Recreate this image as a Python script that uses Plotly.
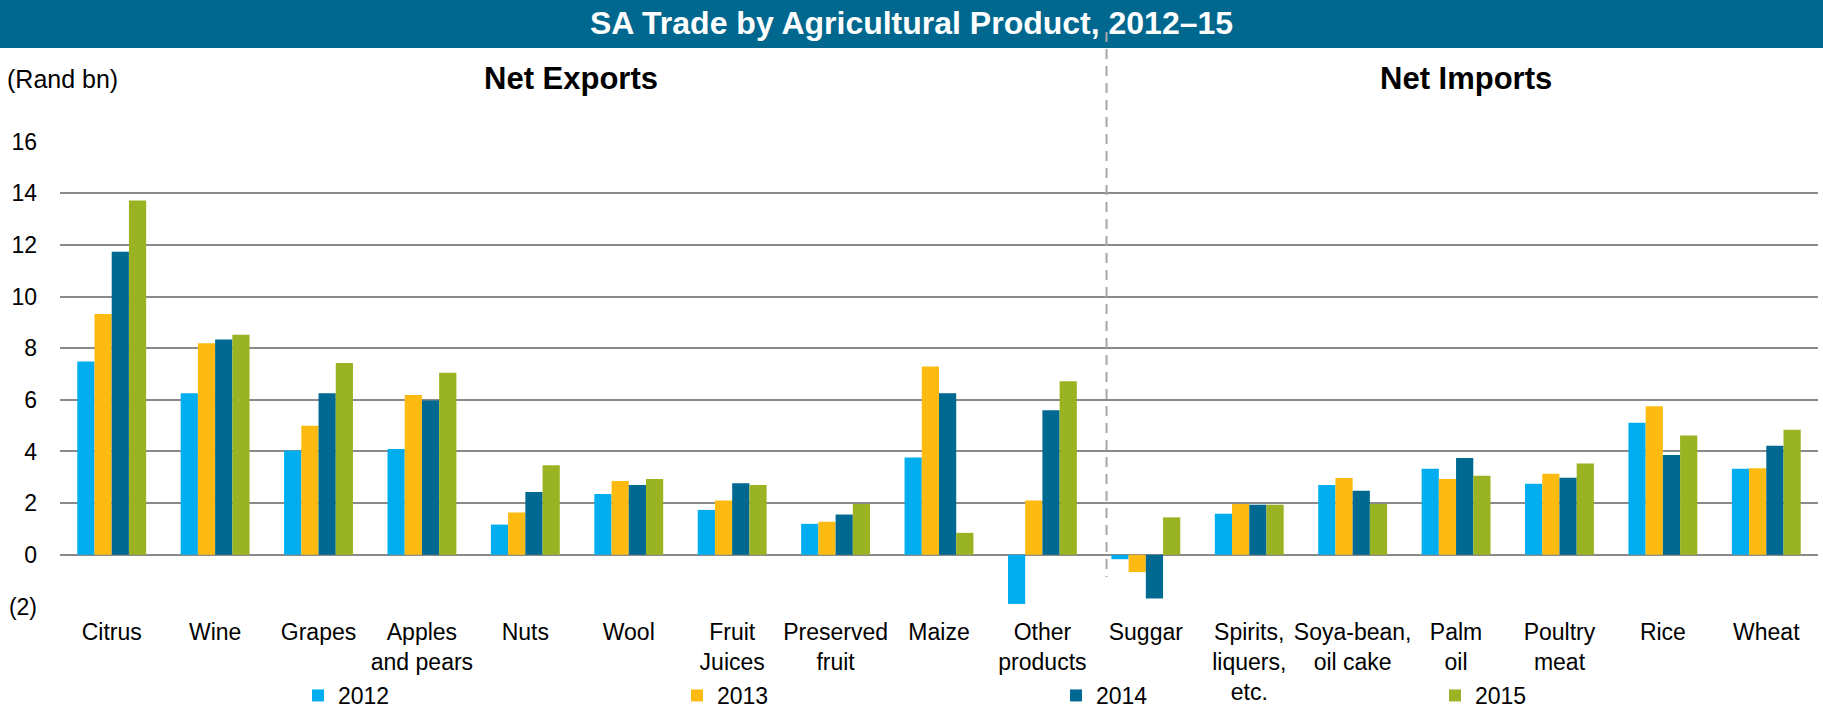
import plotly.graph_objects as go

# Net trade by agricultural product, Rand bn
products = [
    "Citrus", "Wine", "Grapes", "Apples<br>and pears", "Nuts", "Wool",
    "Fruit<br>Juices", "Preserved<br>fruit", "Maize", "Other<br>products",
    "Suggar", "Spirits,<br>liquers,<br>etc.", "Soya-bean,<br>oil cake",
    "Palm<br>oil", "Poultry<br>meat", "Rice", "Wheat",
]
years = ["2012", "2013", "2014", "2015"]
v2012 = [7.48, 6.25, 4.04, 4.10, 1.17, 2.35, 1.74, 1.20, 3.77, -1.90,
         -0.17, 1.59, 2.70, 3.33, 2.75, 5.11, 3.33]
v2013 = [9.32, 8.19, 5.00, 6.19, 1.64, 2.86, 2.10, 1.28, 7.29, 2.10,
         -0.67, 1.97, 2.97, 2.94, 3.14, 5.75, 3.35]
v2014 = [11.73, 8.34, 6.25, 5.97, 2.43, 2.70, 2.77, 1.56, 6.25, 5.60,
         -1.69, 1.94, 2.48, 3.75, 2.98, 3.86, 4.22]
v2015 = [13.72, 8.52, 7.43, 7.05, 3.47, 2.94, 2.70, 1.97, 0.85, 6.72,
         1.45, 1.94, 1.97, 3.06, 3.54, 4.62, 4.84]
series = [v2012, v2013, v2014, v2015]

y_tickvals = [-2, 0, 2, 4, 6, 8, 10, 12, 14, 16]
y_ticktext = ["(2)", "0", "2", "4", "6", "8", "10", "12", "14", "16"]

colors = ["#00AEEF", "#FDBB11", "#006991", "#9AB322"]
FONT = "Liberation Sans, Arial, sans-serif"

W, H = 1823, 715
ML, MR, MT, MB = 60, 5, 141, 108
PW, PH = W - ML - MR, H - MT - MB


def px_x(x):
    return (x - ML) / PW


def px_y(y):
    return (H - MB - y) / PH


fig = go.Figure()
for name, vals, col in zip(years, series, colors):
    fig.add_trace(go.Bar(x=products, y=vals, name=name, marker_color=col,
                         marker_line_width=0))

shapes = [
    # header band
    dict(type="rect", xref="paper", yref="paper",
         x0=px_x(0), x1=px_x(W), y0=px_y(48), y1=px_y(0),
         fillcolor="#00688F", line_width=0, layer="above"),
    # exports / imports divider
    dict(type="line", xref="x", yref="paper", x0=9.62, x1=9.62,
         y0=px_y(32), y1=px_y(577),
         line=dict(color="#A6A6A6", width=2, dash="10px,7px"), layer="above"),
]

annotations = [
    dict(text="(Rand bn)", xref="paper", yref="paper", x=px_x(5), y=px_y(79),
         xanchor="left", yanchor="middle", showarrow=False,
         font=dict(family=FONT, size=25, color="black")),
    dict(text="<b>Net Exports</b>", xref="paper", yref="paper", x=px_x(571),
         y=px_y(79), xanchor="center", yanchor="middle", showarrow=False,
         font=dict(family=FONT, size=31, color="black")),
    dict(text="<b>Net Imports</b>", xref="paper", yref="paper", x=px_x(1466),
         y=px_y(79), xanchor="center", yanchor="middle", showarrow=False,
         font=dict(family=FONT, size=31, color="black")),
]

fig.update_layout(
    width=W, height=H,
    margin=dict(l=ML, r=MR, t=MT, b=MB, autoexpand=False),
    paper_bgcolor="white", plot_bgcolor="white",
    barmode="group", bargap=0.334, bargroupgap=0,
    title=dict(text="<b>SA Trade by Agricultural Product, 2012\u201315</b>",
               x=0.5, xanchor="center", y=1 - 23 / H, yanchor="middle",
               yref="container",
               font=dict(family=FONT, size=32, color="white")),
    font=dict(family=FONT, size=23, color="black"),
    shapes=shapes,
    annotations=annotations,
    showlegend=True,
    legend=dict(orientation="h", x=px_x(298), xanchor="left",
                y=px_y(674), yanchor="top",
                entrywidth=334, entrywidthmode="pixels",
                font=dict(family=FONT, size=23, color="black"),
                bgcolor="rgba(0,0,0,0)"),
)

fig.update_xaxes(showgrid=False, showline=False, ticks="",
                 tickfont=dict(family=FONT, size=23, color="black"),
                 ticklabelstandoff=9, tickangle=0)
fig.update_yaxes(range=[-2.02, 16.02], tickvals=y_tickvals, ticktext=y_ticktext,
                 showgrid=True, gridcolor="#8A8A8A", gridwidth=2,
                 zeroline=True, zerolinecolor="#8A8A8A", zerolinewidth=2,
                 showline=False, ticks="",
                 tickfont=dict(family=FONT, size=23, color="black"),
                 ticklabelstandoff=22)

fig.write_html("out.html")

==

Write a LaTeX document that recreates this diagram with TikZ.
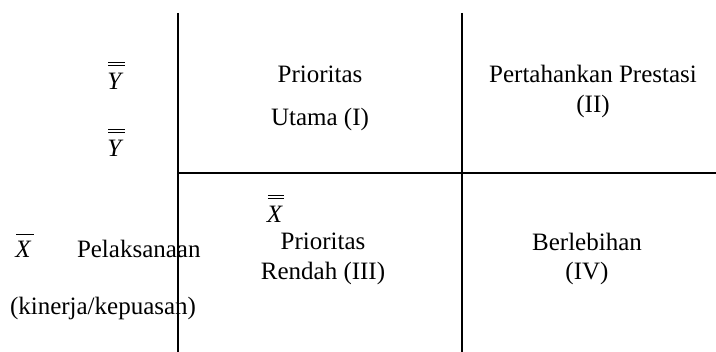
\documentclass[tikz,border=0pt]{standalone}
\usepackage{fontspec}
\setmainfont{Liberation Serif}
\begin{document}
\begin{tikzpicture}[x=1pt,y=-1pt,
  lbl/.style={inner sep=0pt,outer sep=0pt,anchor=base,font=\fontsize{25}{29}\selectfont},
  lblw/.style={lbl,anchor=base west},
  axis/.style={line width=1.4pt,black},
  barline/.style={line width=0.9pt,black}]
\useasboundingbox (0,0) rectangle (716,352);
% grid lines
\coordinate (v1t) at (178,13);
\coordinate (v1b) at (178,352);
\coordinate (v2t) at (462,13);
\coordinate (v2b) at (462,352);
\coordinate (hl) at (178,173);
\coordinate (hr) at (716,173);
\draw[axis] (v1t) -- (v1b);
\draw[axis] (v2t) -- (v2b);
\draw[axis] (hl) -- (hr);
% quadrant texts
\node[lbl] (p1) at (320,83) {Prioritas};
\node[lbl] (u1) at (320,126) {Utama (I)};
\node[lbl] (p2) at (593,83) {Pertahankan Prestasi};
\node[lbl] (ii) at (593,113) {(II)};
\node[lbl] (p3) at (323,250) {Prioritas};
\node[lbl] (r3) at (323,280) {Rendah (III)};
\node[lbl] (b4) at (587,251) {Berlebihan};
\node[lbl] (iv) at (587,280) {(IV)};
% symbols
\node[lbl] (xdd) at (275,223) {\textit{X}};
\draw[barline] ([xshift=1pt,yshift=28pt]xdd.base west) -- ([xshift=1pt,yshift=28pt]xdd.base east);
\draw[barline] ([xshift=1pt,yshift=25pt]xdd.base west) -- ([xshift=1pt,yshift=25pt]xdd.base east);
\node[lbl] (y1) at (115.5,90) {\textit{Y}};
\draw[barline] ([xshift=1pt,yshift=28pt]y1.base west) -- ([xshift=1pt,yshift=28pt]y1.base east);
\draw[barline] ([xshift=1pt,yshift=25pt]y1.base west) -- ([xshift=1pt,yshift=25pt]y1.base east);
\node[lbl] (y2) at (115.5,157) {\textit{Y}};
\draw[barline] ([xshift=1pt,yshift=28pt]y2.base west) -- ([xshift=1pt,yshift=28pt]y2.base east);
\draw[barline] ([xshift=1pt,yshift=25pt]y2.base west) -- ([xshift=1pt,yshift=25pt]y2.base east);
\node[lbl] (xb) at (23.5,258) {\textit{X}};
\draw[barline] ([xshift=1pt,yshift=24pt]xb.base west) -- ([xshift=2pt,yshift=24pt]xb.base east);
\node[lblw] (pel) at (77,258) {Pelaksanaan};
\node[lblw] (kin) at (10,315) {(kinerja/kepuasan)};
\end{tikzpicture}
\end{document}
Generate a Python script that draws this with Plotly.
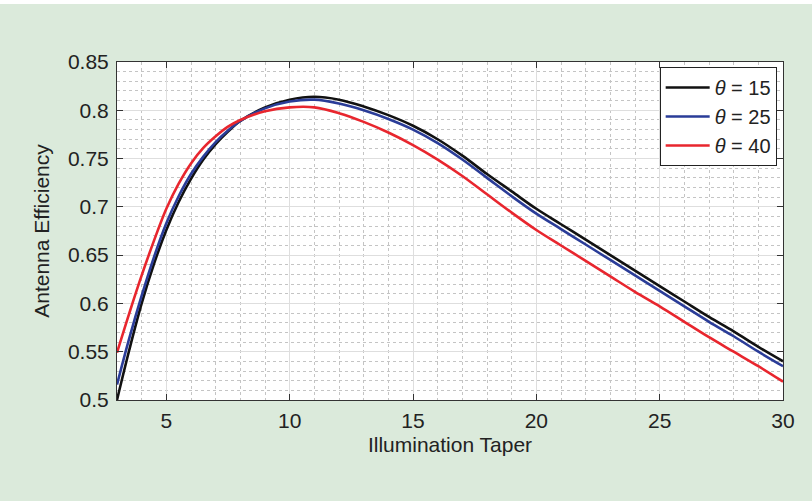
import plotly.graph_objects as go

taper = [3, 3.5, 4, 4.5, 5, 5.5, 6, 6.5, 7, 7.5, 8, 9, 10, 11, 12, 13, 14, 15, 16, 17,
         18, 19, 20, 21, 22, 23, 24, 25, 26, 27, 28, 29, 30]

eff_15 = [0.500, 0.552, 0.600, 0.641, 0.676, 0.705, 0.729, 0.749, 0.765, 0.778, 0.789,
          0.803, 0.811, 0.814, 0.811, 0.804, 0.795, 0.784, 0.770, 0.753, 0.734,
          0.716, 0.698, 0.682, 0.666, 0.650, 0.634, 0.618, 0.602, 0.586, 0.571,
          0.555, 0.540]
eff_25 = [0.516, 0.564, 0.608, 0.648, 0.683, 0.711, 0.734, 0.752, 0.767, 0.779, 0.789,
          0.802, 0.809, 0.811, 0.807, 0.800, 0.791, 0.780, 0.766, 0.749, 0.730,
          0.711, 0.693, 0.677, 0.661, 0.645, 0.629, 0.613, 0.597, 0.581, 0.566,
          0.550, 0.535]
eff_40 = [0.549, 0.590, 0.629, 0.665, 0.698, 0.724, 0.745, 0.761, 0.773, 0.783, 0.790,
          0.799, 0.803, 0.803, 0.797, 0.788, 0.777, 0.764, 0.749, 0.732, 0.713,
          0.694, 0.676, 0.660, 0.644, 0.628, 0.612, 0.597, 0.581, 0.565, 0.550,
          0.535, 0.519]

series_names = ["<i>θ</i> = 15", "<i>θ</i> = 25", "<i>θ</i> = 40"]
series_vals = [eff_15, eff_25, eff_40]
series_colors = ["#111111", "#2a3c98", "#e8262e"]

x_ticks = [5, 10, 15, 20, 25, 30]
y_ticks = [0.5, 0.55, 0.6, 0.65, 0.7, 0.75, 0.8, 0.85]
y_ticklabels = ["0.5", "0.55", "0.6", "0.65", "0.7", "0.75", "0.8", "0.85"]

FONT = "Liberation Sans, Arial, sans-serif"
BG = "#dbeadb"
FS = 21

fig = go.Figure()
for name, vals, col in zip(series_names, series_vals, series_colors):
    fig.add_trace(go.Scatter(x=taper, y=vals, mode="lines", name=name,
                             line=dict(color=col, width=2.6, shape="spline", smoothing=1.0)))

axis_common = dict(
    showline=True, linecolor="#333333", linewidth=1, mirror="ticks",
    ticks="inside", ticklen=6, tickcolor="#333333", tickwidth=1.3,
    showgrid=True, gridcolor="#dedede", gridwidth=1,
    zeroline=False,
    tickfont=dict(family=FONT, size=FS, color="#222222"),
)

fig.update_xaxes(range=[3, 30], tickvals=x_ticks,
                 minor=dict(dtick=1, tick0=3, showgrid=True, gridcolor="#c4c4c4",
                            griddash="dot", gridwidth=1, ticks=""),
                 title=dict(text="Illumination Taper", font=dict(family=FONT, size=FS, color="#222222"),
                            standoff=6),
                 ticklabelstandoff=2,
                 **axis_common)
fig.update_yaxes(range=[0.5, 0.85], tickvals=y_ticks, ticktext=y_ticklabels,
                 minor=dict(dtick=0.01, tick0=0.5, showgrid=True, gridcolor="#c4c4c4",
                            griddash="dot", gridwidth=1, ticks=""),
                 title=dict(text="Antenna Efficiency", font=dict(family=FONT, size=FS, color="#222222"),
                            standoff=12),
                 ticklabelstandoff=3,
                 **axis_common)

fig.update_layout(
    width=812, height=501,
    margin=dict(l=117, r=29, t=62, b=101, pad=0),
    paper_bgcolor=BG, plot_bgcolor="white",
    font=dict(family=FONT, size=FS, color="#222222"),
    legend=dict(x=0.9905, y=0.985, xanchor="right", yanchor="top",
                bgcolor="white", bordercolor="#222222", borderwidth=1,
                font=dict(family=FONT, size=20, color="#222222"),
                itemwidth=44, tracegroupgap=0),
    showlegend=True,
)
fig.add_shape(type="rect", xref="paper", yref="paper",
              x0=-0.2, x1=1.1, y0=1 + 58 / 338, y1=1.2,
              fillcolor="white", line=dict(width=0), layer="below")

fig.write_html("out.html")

Direction
Pick out lines containing the word "Python", each one as written.

Result for this exercise
Recreate this image as a Python script that uses Plotly.
Generate a Python script that draws this with Plotly.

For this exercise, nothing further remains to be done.